Dans le spectacle donné ce jour-là comme premier aperçu du travail accompli pendant la résidence conjointe de Nathalie Bernard et d’Hectory manque encore le troisième élément, la mise en images réalisée par Tom Haugomat. Le travail sur tablette graphique du très talentueux illustrateur des couvertures de Nathalie chez Thierry Magnier accompagnera le spectacle de bout en bout. Et déjà, la description que nous en a fait Nathalie Bernard qui a eu le privilège d’en voir les premières moutures met l’eau à la bouche et ne peut que susciter l’impatience de voir le trio réuni sur scène ! Nul doute que le sens de la couleur et de l’espace de cet artiste passionné par le potentiel narratif qu’offre le dessin s’exprimera pleinement sur grand écran.
Ce sera chose faite à Saint-Symphorien en septembre devant le public des scolaires puis le 11 octobre lors de Lire en poche où le spectacle sera cette fois-là tout public, avec la présence du désormais très convoité Tom Haugomat pour une performance dessinée en direct.
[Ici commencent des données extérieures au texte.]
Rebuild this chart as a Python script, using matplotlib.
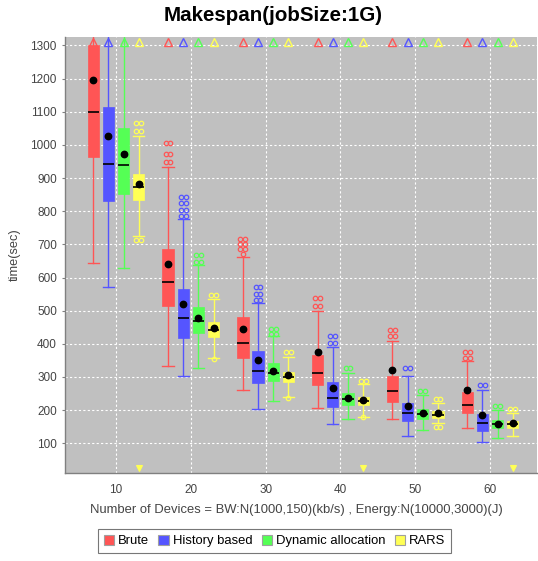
import matplotlib
matplotlib.use('Agg')
import matplotlib.pyplot as plt
from matplotlib.patches import Patch

plt.rcParams['font.family'] = ['Liberation Sans', 'DejaVu Sans']

categories = [10, 20, 30, 40, 50, 60]
series = ['Brute', 'History based', 'Dynamic allocation', 'RARS']
colors = ['#ff5555', '#5555ff', '#55ff55', '#ffff55']

# box statistics, one row per series, one value per category
q1 = [[964, 515, 357, 276, 225, 192],
      [831, 418, 281, 210, 168, 138],
      [851, 432, 288, 217, 173, 147],
      [834, 421, 284, 217, 175, 145]]
median = [[1098, 587, 404, 311, 257, 217],
          [943, 477, 318, 237, 190, 160],
          [939, 470, 311, 235, 187, 158],
          [874, 441, 301, 227, 185, 158]]
q3 = [[1300, 685, 480, 365, 303, 255],
      [1115, 564, 379, 284, 223, 188],
      [1052, 512, 341, 253, 203, 170],
      [913, 465, 314, 240, 197, 167]]
mean = [[1196, 641, 444, 375, 321, 260],
        [1027, 520, 351, 266, 212, 185],
        [972, 479, 318, 238, 190, 158],
        [881, 448, 306, 232, 190, 160]]
whis_lo = [[644, 334, 260, 207, 173, 147],
           [570, 304, 203, 157, 123, 103],
           [630, 328, 227, 173, 140, 117],
           [725, 356, 240, 180, 160, 123]]
whis_hi = [[1400, 932, 661, 500, 408, 348],
           [1400, 776, 524, 391, 304, 260],
           [1400, 638, 423, 311, 247, 200],
           [1027, 534, 361, 278, 222, 190]]

# outlier clusters (drawn as double circles) and single outliers
outliers = [[[], [1005, 972, 948], [716, 701, 686], [537, 514], [442, 423], [374, 356]],
            [[], [844, 824, 804, 787], [572, 549, 532], [424, 404], [326], [276]],
            [[], [668, 648], [444, 431], [326], [258], [213]],
            [[1065, 1043, 713], [547], [374], [289], [235, 148], [202]]]
single_outliers = [[[], [], [671], [], [], []],
                   [[], [], [], [], [], []],
                   [[], [], [], [], [], []],
                   [[], [353], [238], [178], [], []]]

# far outliers beyond the axis range
far_above = [[10, 20, 30, 40, 50, 60]] * 4
far_below = [[], [], [], [10, 40, 60]]

fig = plt.figure(figsize=(5.38, 5.61), dpi=100)
ax = fig.add_axes([64.5 / 538, 1 - 473.3 / 561, (537 - 64.5) / 538, (473.3 - 36.7) / 561])
ax.set_facecolor('#c0c0c0')

step = 0.203
width = 0.151
offsets = [(i - 1.5) * step for i in range(4)]

for s in range(4):
    stats = []
    for c in range(len(categories)):
        stats.append({'q1': q1[s][c], 'med': median[s][c], 'q3': q3[s][c],
                      'mean': mean[s][c], 'whislo': whis_lo[s][c], 'whishi': whis_hi[s][c],
                      'fliers': []})
    pos = [c + offsets[s] for c in range(len(categories))]
    ax.bxp(stats, positions=pos, widths=width, capwidths=width, patch_artist=True,
           showmeans=True, showfliers=False, manage_ticks=False,
           boxprops=dict(facecolor=colors[s], edgecolor=colors[s], linewidth=0.5),
           whiskerprops=dict(color=colors[s], linewidth=1.0),
           capprops=dict(color=colors[s], linewidth=1.0),
           medianprops=dict(color='black', linewidth=1.2),
           meanprops=dict(marker='o', markerfacecolor='black', markeredgecolor='black',
                          markersize=4.6),
           zorder=3)

    for c in range(len(categories)):
        x = c + offsets[s]
        for v in outliers[s][c]:
            ax.plot([x - 0.032, x + 0.032], [v, v], 'o', ms=3.2, mfc='none',
                    mec=colors[s], mew=0.9, zorder=4)
        for v in single_outliers[s][c]:
            ax.plot(x, v, 'o', ms=3.2, mfc='none', mec=colors[s], mew=0.9, zorder=4)

    tr = ax.get_xaxis_transform()
    for cat in far_above[s]:
        ax.plot(categories.index(cat) + offsets[s], 0.989, '^', ms=5.3, mfc='none',
                mec=colors[s], mew=1.0, transform=tr, clip_on=False, zorder=5)
    for cat in far_below[s]:
        ax.plot(categories.index(cat) + offsets[s], 0.011, 'v', ms=4, mfc=colors[s],
                mec=colors[s], mew=0.8, transform=tr, clip_on=False, zorder=5)

ax.set_xlim(-0.689, 5.628)
ax.set_ylim(9.5, 1326.5)
ax.set_xticks(range(len(categories)))
ax.set_xticklabels([str(c) for c in categories])
ax.set_yticks(range(100, 1301, 100))
ax.grid(True, color='white', linestyle=(0, (2, 2)), linewidth=0.8, zorder=0)
ax.set_axisbelow(True)
ax.tick_params(axis='x', length=0, pad=8, labelsize=8.5, colors='#444444')
ax.tick_params(axis='y', length=2.5, width=0.8, pad=3, labelsize=8.5,
               colors='#808080', labelcolor='#444444')
for side in ['top', 'right']:
    ax.spines[side].set_visible(False)
for side in ['left', 'bottom']:
    ax.spines[side].set_color('#808080')
    ax.spines[side].set_linewidth(1.0)

fig.text(273 / 538, 1 - 15.5 / 561, 'Makespan(jobSize:1G)', ha='center', va='center',
         fontsize=14.8, fontweight='bold')
fig.text(15 / 538, 1 - 255 / 561, 'time(sec)', rotation=90, ha='center', va='center',
         fontsize=9.2, color='#444444')
fig.text(296 / 538, 1 - 510 / 561,
         'Number of Devices = BW:N(1000,150)(kb/s) , Energy:N(10000,3000)(J)',
         ha='center', va='center', fontsize=9.4, color='#444444')

handles = [Patch(facecolor=colors[s], edgecolor='#a0a0a0', linewidth=0.8) for s in range(4)]
leg = fig.legend(handles, series, loc='center', bbox_to_anchor=(274.5 / 538, 1 - 541 / 561),
                 ncol=4, fontsize=9.4, frameon=True, fancybox=False, handlelength=0.8,
                 handleheight=0.8, handletextpad=0.3, columnspacing=0.7,
                 borderpad=0.45, borderaxespad=0)
leg.get_frame().set_edgecolor('#555555')
leg.get_frame().set_linewidth(0.8)

fig.savefig('out.png', dpi=100)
Et voilà que soudainement naissent des envies d’automne… Mais en attendant, d’autres actualités décidemment brûlantes concerneront Nathalie Bernard dont on pourra voir un nouvel ouvrage en librairie, D.O.G, le troisième opus des aventures de Valérie Lavigne et Gautier Saint-James aux éditions Thierry Magnier, ainsi que sa participation au recueil de nouvelles Rêves d’Amérique chez le même éditeur.